İlyada’da Hektor, İnce Memed, Binboğalar’da Haydar Usta, Karıncadası’nda Poyraz Musa, Demirciler Çarşı’nda Gazole,ya da Meryemce, hepsi haksızlığa bir başkaldırı değil mi?
Bu başkaldırıya şükran ifadesiyle, önce Fatih Mehmet, sonrada Gazi Mustafa Kemal ‘’ Hektor’un intikamını aldık!’’ derler.
Yaşar Kemal’de anlatım zenginliğini oluşturan, doğanın 4 öğesi,toprak, su,hava, ateş’tir.
Bitmedi…
Buna müzik (Evin İlyasoğlu) ve kokuları da ekleyelim.
Yine bitmedi:
Ya renkler?
Yaşar Kemal’de ‘’doğanın tüm renkleri‘’var (Haydar Ergülen).
Yasın rengi ‘’siyah’’ hariç…
Bu yüzden eserinin adı ‘’Gökyüzü Mavi Kaldı’’dır.
Onun doğası ‘’olağanüstü’’ dür, çünkü doğaya kutsiyet atfeder (Ece Onural). Bu doğadan (physis geleneği) yararlanırken, yaşam için yeni bir dünya kurgular, örselenmiş belleği mitlerle açımlar. Bu doğa onda ‘’öfkelidir‘’ ama aynı zamanda ‘’umutlu’’.
Kahramanlarında inanma ve tutunma ihtiyacı kadar, hep bir umut vardır (Christina Zenginoğlu).
O bütün bunlarla ‘’mitik anlatının tüm renklerini ortaya çıkaran bir senfonik öyküdür’’ (Feridun Andaç). Bu öykü ‘’mit yaratan halkın, halkların dili ve ruhuyla yazılır’’ (Semih Gümüş) ve bunlar zamanın ve mekânın birliği (kronotopos)içinde gerçekleştirilir(Onur Bilge Kula).

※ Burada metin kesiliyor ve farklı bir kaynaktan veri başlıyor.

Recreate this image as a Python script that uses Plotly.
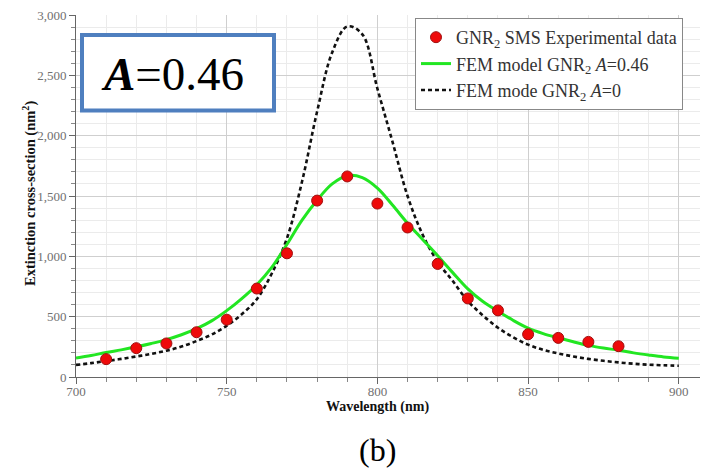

İşte bunlarla onun kaleminden oluşan bir ‘’büyülü gerçeklik‘’ akar, gelir ve bizi bulur.
Marquez,Yüz Yıllık Yanlızlık’ta, bu anlatım tekniğini 1967’te, İnce Memed’ten 16 yıl sonra kullanacaktır.
Feridun Andaç‘ın sözleriyle O ‘’sözün büyücüsü‘’ dür.
Yaşar Kemal, 98 yaşıyla, yıldızlarla gezindiği 9.yılda, bizden bunları duymak için bizleri burada buluşturmadı…
‘’Büyük kapılardan geçen bu vicdanlı aydın‘’ın aslında bir manifesto olan (Şeyhmus Diken) ‘’Bu Bir Çağrıdır’’(1995) konuşması, halkların ortak yaşama felsefesidir, düşü budur.
Büyük Usta’nın ‘’Türkiye Barışını Arıyor’’ (13 Ocak 2007) konferansının açılış konuşmasında ‘’Ülkemizin onurunu, ekmeğini, kültür zenginliğini kurtarmak elimizde…Ya gerçek bir demokrasi, ya da hiç‘’ sözleri, onun bize bir vasiyetidir (Ahmet Tan).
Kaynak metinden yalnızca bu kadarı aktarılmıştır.